(WHAT TO WORK ON): Leave the pictures out, and retype all of the material exactly as written.

(MATERIAL PROVIDED):

━━━━

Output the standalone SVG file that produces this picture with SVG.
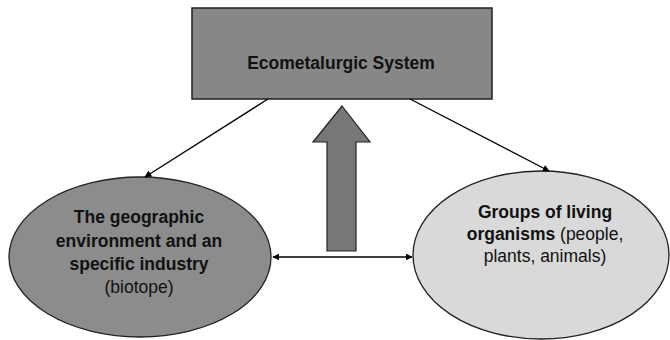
<svg xmlns="http://www.w3.org/2000/svg" width="670" height="340" viewBox="0 0 670 340">
<defs>
<marker id="ah" viewBox="0 0 10 10" refX="9" refY="5" markerWidth="7" markerHeight="7" orient="auto-start-reverse" markerUnits="userSpaceOnUse">
<path d="M0,0 L10,5 L0,10 z" fill="#000"/>
</marker>
<style>
.t{font-family:"Liberation Sans",Arial,sans-serif;font-size:17.5px;fill:#111;text-anchor:middle}
.b{font-weight:bold}
.c{stroke:#000;stroke-width:1.3;fill:none;marker-end:url(#ah)}
</style>
</defs>
<rect width="670" height="340" fill="#fff"/>
<g id="system">
<rect x="192" y="8" width="300" height="91" fill="#878787" stroke="#222" stroke-width="1.5"/>
<text class="t b" x="341" y="69">Ecometalurgic System</text>
</g>
<g id="biotope">
<ellipse cx="140" cy="257" rx="131" ry="80" fill="#8c8c8c" stroke="#222" stroke-width="1.3"/>
<text class="t b" x="139" y="223">The geographic</text>
<text class="t b" x="139" y="247">environment and an</text>
<text class="t b" x="139" y="270">specific industry</text>
<text class="t" x="139" y="293">(biotope)</text>
</g>
<g id="organisms">
<ellipse cx="541" cy="255" rx="128" ry="84" fill="#d9d9d9" stroke="#222" stroke-width="1.3"/>
<text class="t" x="545" y="218"><tspan class="b">Groups of living</tspan></text>
<text class="t" x="545" y="240"><tspan class="b">organisms</tspan> (people,</text>
<text class="t" x="545" y="262">plants, animals)</text>
</g>
<g id="flow">
<path d="M342,106 L370,142 L356,142 L356,251 L327,251 L327,142 L313,142 Z" fill="#777" stroke="#222" stroke-width="1.2"/>
</g>
<g id="connectors">
<line class="c" x1="268" y1="99" x2="145" y2="177"/>
<line class="c" x1="410" y1="99" x2="549" y2="171"/>
<line class="c" x1="273" y1="257" x2="412" y2="257" marker-start="url(#ah)"/>
</g>
</svg>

━━━━

(FINISHED ANSWER):
Output the standalone SVG file that produces this picture with SVG.
<svg xmlns="http://www.w3.org/2000/svg" width="670" height="340" viewBox="0 0 670 340">
<defs>
<marker id="ah" viewBox="0 0 10 10" refX="9" refY="5" markerWidth="7" markerHeight="7" orient="auto-start-reverse" markerUnits="userSpaceOnUse">
<path d="M0,0 L10,5 L0,10 z" fill="#000"/>
</marker>
<style>
.t{font-family:"Liberation Sans",Arial,sans-serif;font-size:17.5px;fill:#111;text-anchor:middle}
.b{font-weight:bold}
.c{stroke:#000;stroke-width:1.3;fill:none;marker-end:url(#ah)}
</style>
</defs>
<rect width="670" height="340" fill="#fff"/>
<g id="system">
<rect x="192" y="8" width="300" height="91" fill="#878787" stroke="#222" stroke-width="1.5"/>
<text class="t b" x="341" y="69">Ecometalurgic System</text>
</g>
<g id="biotope">
<ellipse cx="140" cy="257" rx="131" ry="80" fill="#8c8c8c" stroke="#222" stroke-width="1.3"/>
<text class="t b" x="139" y="223">The geographic</text>
<text class="t b" x="139" y="247">environment and an</text>
<text class="t b" x="139" y="270">specific industry</text>
<text class="t" x="139" y="293">(biotope)</text>
</g>
<g id="organisms">
<ellipse cx="541" cy="255" rx="128" ry="84" fill="#d9d9d9" stroke="#222" stroke-width="1.3"/>
<text class="t" x="545" y="218"><tspan class="b">Groups of living</tspan></text>
<text class="t" x="545" y="240"><tspan class="b">organisms</tspan> (people,</text>
<text class="t" x="545" y="262">plants, animals)</text>
</g>
<g id="flow">
<path d="M342,106 L370,142 L356,142 L356,251 L327,251 L327,142 L313,142 Z" fill="#777" stroke="#222" stroke-width="1.2"/>
</g>
<g id="connectors">
<line class="c" x1="268" y1="99" x2="145" y2="177"/>
<line class="c" x1="410" y1="99" x2="549" y2="171"/>
<line class="c" x1="273" y1="257" x2="412" y2="257" marker-start="url(#ah)"/>
</g>
</svg>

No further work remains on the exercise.